Month 1: Build Foundation

  • Systematic vocabulary building (not cramming)
  • Regular reading practice (10-15 minutes daily)
  • Weekly grammar review of weak points
  • Start listening to English daily (news, podcasts, anything)

Month 2: Practice & Apply

  • Begin working with past tests (not just taking them—analyzing them)
  • Writing practice: one essay per week with feedback
  • Listening practice: past test recordings daily
  • Identify your personal weak patterns

Month 3: Test Strategies & Polish

  • Multiple full practice tests under real conditions
  • Focus final studying on your persistent weak points
  • Develop time management strategies
  • Build test-day confidence

Why Individual Support Matters

Large test prep classes teach strategies, but they can’t address your specific weak points. You might be strong in reading but weak in listening. Your classmate might have the opposite problem. A one-size-fits-all approach wastes your time on things you already know.

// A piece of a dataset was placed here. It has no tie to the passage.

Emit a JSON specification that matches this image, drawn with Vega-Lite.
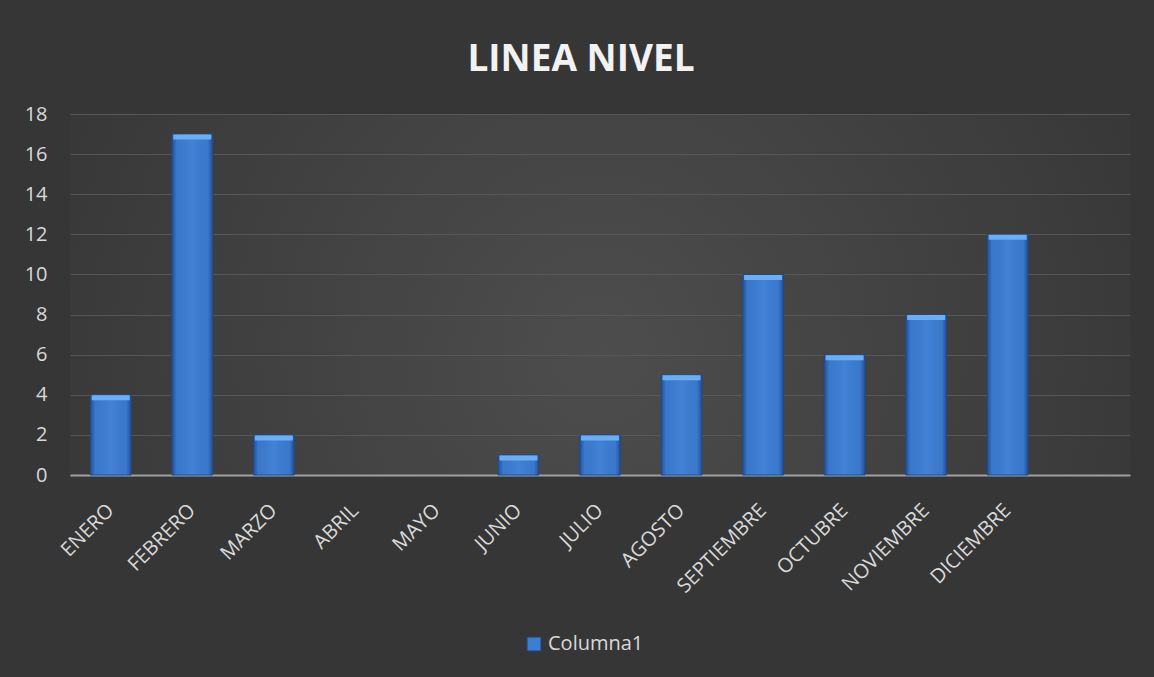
{
  "$schema": "https://vega.github.io/schema/vega-lite/v6.json",
  "width": 1060,
  "height": 361,
  "autosize": {"type": "none"},
  "padding": {"left": 70, "top": 114, "right": 24, "bottom": 202},
  "background": "#363636",
  "title": {
    "text": "LINEA NIVEL",
    "font": "Open Sans",
    "fontSize": 37,
    "fontWeight": "bold",
    "color": "#f2f2f2",
    "anchor": "middle",
    "frame": "group",
    "dx": -19,
    "offset": 25
  },
  "data": {
    "values": [
      {"mes": "ENERO", "valor": 4, "serie": "Columna1"},
      {"mes": "FEBRERO", "valor": 17, "serie": "Columna1"},
      {"mes": "MARZO", "valor": 2, "serie": "Columna1"},
      {"mes": "ABRIL", "valor": 0, "serie": "Columna1"},
      {"mes": "MAYO", "valor": 0, "serie": "Columna1"},
      {"mes": "JUNIO", "valor": 1, "serie": "Columna1"},
      {"mes": "JULIO", "valor": 2, "serie": "Columna1"},
      {"mes": "AGOSTO", "valor": 5, "serie": "Columna1"},
      {"mes": "SEPTIEMBRE", "valor": 10, "serie": "Columna1"},
      {"mes": "OCTUBRE", "valor": 6, "serie": "Columna1"},
      {"mes": "NOVIEMBRE", "valor": 8, "serie": "Columna1"},
      {"mes": "DICIEMBRE", "valor": 12, "serie": "Columna1"}
    ]
  },
  "encoding": {
    "x": {
      "field": "mes",
      "type": "nominal",
      "sort": null,
      "scale": {
        "domain": ["ENERO", "FEBRERO", "MARZO", "ABRIL", "MAYO", "JUNIO", "JULIO", "AGOSTO", "SEPTIEMBRE", "OCTUBRE", "NOVIEMBRE", "DICIEMBRE", " "],
        "paddingInner": 0.5,
        "paddingOuter": 0.25
      },
      "axis": {
        "title": null,
        "labelAngle": -45,
        "labelAlign": "right",
        "labelBaseline": "middle",
        "labelPadding": 32,
        "ticks": false,
        "domainColor": "#a0a0a0",
        "domainWidth": 2,
        "labelColor": "#d9d9d9",
        "labelFont": "Open Sans",
        "labelFontSize": 20,
        "grid": false
      }
    },
    "y": {
      "field": "valor",
      "type": "quantitative",
      "scale": {"domain": [0, 18]},
      "axis": {
        "title": null,
        "values": [0, 2, 4, 6, 8, 10, 12, 14, 16, 18],
        "domain": false,
        "ticks": false,
        "labelPadding": 23,
        "labelColor": "#d9d9d9",
        "labelFont": "Open Sans",
        "labelFontSize": 20,
        "gridColor": "#575757",
        "gridWidth": 1
      }
    }
  },
  "layer": [
    {
      "mark": {"type": "bar"},
      "encoding": {
        "color": {
          "field": "serie",
          "type": "nominal",
          "scale": {"range": ["#3d7dd2"]},
          "legend": {
            "title": null,
            "orient": "none",
            "legendX": 454,
            "legendY": 520,
            "direction": "horizontal",
            "symbolType": "square",
            "symbolSize": 180,
            "symbolStrokeColor": "#2a5aa0",
            "symbolStrokeWidth": 1,
            "labelColor": "#d9d9d9",
            "labelFont": "Open Sans",
            "labelFontSize": 20
          }
        }
      }
    },
    {
      "transform": [{"filter": "datum.valor > 0"}],
      "mark": {
        "type": "bar",
        "fill": {
          "gradient": "linear",
          "x1": 0, "y1": 0, "x2": 1, "y2": 0,
          "stops": [
            {"offset": 0, "color": "rgba(15,40,95,0.55)"},
            {"offset": 0.12, "color": "rgba(15,40,95,0.05)"},
            {"offset": 0.5, "color": "rgba(120,170,240,0.12)"},
            {"offset": 0.88, "color": "rgba(15,40,95,0.05)"},
            {"offset": 1, "color": "rgba(15,40,95,0.55)"}
          ]
        },
        "stroke": "#1f4a8a",
        "strokeWidth": 1
      }
    },
    {
      "transform": [{"filter": "datum.valor > 0"}],
      "mark": {
        "type": "tick",
        "color": "#6aaef5",
        "thickness": 5,
        "size": 38,
        "yOffset": 3,
        "opacity": 1
      }
    }
  ],
  "config": {
    "view": {
      "stroke": null,
      "fill": {
        "gradient": "radial",
        "x1": 0.5, "y1": 0.55, "x2": 0.5, "y2": 0.55,
        "r1": 0, "r2": 0.75,
        "stops": [
          {"offset": 0, "color": "#4d4d4d"},
          {"offset": 1, "color": "#303030"}
        ]
      }
    }
  }
}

This is why I designed Starfish English around individual attention. In a private lesson or very small group, we can:

  • Identify exactly where your errors happen
  • Focus practice time on your weak points
  • Adjust strategies to match your learning style
  • Provide immediate correction before mistakes become habits

It’s the starfish story: I can’t help hundreds of students at once, but I can help you—the student right in front of me. That individual focus makes the difference between generic preparation and targeted improvement.

What “Real Preparation” Looks Like

Students who successfully pass Eiken typically:

✅ Start preparing at least 3 months before the test
✅ Study consistently (30-45 minutes daily) rather than cramming
✅ Take practice tests monthly to track progress
✅ Get feedback on their writing and speaking from a teacher
✅ Build vocabulary gradually through reading, not just word lists
✅ Practice listening regularly, not just before the test

Compare this to last-minute preparation:

❌ Start 1-2 weeks before the test
❌ Study for hours some days, nothing other days
❌ Take practice tests only in the final week
❌ No feedback—just self-study with answer keys
❌ Cram vocabulary lists the week before
❌ Panic-listen to practice tests for the first time

Which approach sounds more likely to succeed?

Planning Your Next Attempt

If you’re reading this and your test is in 9 days, you’re focused on this attempt. That’s fine. But also start thinking about your next one.

The next Eiken test (2026 academic year, 1st session) is on May 31, 2026—that’s roughly 4.5–5 months from now.

If you start preparing now—today, not after this test—you’ll have proper time to build real English ability. The test will measure that ability, and you’ll pass more comfortably.

When to Get Help

Some students can self-study effectively for Eiken. Others benefit from structured guidance. Here’s how to tell which you are:

You might be fine self-studying if:

  • You’re already close to passing (60%+ on practice tests)
  • You’re disciplined about daily study
  • You can identify your own weak points
  • You have resources (practice tests, materials) and know how to use them

You’d benefit from a teacher if:

  • You’re not sure what to study or in what order
  • You study but don’t see improvement
  • You need accountability and structure
  • You want feedback on your speaking and writing
  • You’ve failed the same level multiple times

There’s no shame in getting help. Learning English is hard. Learning how to pass a specific test is its own skill. A good teacher can save you months of inefficient studying.


Final Thoughts

To the student I didn’t get to meet: I’m genuinely sorry we couldn’t work together. Life sometimes gets in the way of good intentions. But I wanted you to have this advice anyway, even if I can’t be there to deliver it in person.

Nine days isn’t ideal, but it’s what you have. Use it strategically. Don’t panic. Do your best.

And whether you pass this time or not, start planning your next attempt now. Build real English ability over time. That’s what creates lasting success—not just on tests, but in life.

To all students and parents reading this: English learning is a long journey. Tests like Eiken are useful milestones, but they’re not the destination. The goal is being able to communicate, to understand, to connect with people beyond your language.

That’s worth the effort.

Wishing you the very best on your test.